■ **WHAT THE EXERCISE ASKS**: From the listing below, extract each line containing the string "this".

— START PROVIDED ENTRIES —

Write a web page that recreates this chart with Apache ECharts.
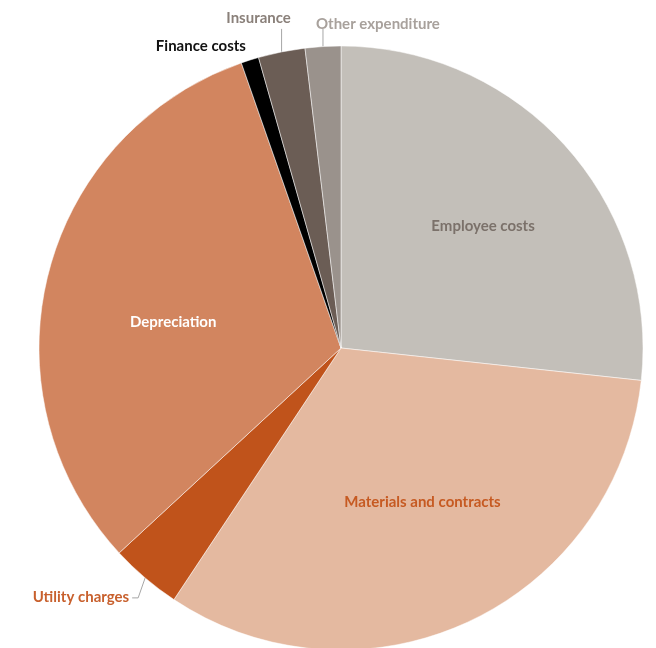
<!DOCTYPE html>
<html>
<head>
<meta charset="utf-8">
<script src="https://cdn.jsdelivr.net/npm/echarts@6/dist/echarts.min.js"></script>
<style>
  html, body { margin: 0; padding: 0; background: #fff; }
  #chart { width: 656px; height: 648px; }
</style>
</head>
<body>
<div id="chart"></div>
<script>
// expenditure split (percent of total)
const categories = ['Employee costs', 'Materials and contracts', 'Utility charges', 'Depreciation',
                    'Finance costs', 'Insurance', 'Other expenditure'];
const values = [26.7, 32.6, 3.8, 31.5, 0.95, 2.5, 1.9];

const sliceColors = ['#c3bfb9', '#e4b9a0', '#c0531b', '#d2855f', '#000000', '#6b5d55', '#9a928c'];
const labelColors = ['#7b716a', '#c65a22', '#c8602d', '#ffffff', '#111111', '#8a807a', '#a8a19c'];
const outsideLabels = ['Utility charges', 'Finance costs', 'Insurance', 'Other expenditure'];

const CX = 341, CY = 348, R = 302;

// small nudges so inside labels sit where Excel's best fit put them
const insideNudge = {
  'Employee costs': [8, -1],
  'Materials and contracts': [5, -9],
  'Depreciation': [7, 18]
};

const chart = echarts.init(document.getElementById('chart'));

const data = categories.map((name, i) => {
  const outside = outsideLabels.indexOf(name) >= 0;
  return {
    name: name,
    value: values[i],
    itemStyle: { color: sliceColors[i] },
    label: { position: outside ? 'outside' : 'inside', color: labelColors[i] },
    labelLine: { show: outside && name !== 'Finance costs' }
  };
});

chart.setOption({
  animation: false,
  series: [{
    type: 'pie',
    center: [CX, CY],
    radius: R,
    startAngle: 90,
    clockwise: true,
    avoidLabelOverlap: false,
    itemStyle: { borderColor: '#ffffff', borderWidth: 0.5 },
    label: {
      fontFamily: 'Lato',
      fontWeight: 'bold',
      fontSize: 15,
      formatter: '{b}'
    },
    labelLine: {
      length: 15,
      length2: 5,
      lineStyle: { color: '#a6a6a6', width: 1 }
    },
    labelLayout: function (params) {
      const name = categories[params.dataIndex];
      if (outsideLabels.indexOf(name) < 0) {
        // push inside labels a bit further out from the centre
        const r = params.labelRect;
        const lx = r.x + r.width / 2, ly = r.y + r.height / 2;
        const n = insideNudge[name] || [0, 0];
        return { dx: (lx - CX) * 0.17 + n[0], dy: (ly - CY) * 0.17 + n[1] };
      }
      const p = params.labelLinePoints[0];
      if (name === 'Finance costs') {
        return { x: p[0] - 4, y: p[1] - 14, align: 'right', verticalAlign: 'middle' };
      }
      if (name === 'Insurance') {
        return { x: p[0] - 23, y: p[1] - 34, align: 'center', verticalAlign: 'middle',
                 labelLinePoints: [p, [p[0], p[1] - 23]] };
      }
      if (name === 'Other expenditure') {
        return { x: p[0] - 7, y: p[1] - 22, align: 'left', verticalAlign: 'middle',
                 labelLinePoints: [p, [p[0], p[1] - 18]] };
      }
      // Utility charges
      return { x: p[0] - 16, y: p[1] + 19, align: 'right', verticalAlign: 'middle',
               labelLinePoints: [p, [p[0] - 7, p[1] + 20], [p[0] - 13, p[1] + 20]] };
    },
    data: data
  }]
});
</script>
</body>
</html>
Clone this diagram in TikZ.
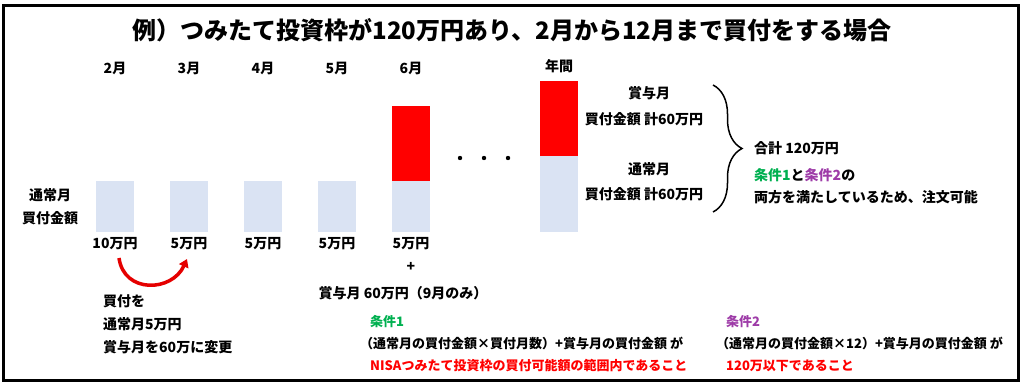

— END PROVIDED ENTRIES —

■ **EXERCISE ANSWER**:
Write a web page that recreates this chart with Apache ECharts.
Clone this diagram in TikZ.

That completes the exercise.